В финале, кит — мучимый народ — продолжает плыть неведомо куда, несчастный пленник, пейзаж приобретает черты «Над вечным покоем», да вместо маленькой церквушки — тоталитарная махина. Тишина иногда прерывается русским досугом, забавой пострелять по бутылкам, но по-человечески не выходит даже этого, измена, драка, когда останется один сын, на эмоции грядет кулак — государство позаботится. А государство по совету духовного сана идет на зверство, считая заезжему адвокату ребра, всякая же власть от Бога, и прессануть, и украсть, посадить.
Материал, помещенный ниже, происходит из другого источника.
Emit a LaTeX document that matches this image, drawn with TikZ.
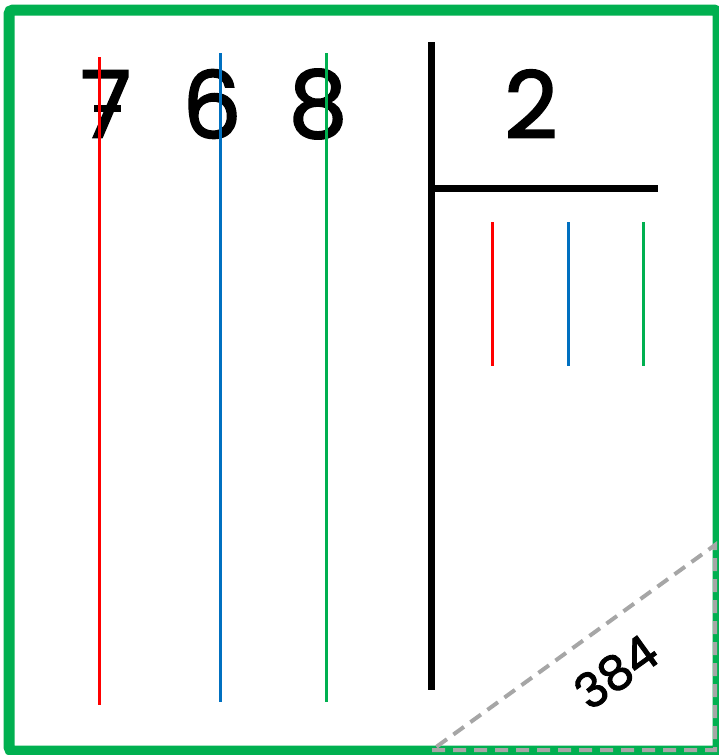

Жаль только носитель рясы не ведает, что жаждущий власти лучше всех ей пользуется, но хуже всей ей служит, как было сказано в «Исходе», другом теснобиблейском полотне сезона. Власть — чудовищная сила, прельщающая суккуб. Можешь ли ты удой выловить Левиафана? Нельзя выловить эфемерное зло, а народ можно: оттянуть за «фаберже», манипулировать, стегать — стерпит. Самоуправство через имя Господа, на такое способен только многоликий. Дьявол? Левиафан?
Шлепающая, методично и монотонно, распределяющаяся по контейнерам на заводе мертвая рыба инспирирует гибельную тягу. Взываемая смертью Лиля, видит кита, она уже смирилась с участью пучинного самопожертвования. И этот кит, видимый ей — символ отречения от этого народа, символ отхода души от тела, свободы от сероземельного бремени острова. Мальчик убегал к скелету, месту смирения, вечной русской покорности, но это всего лишь эскапистский жест.
«От себя не убежишь» — замечает добрый мент, хлопая очередную рюмку. А вот предание себя воде как раз шаг высвобождения от оккупированного злом бесконечно красивого библейского миража. Одно жертвоприношение, и Левиафан сыт. Астернальный Уроборос не отпускает хвоста, его круг вновь замкнулся. Если Бог создал человека, то, скорее всего, жалеет, что оставил себе глаза.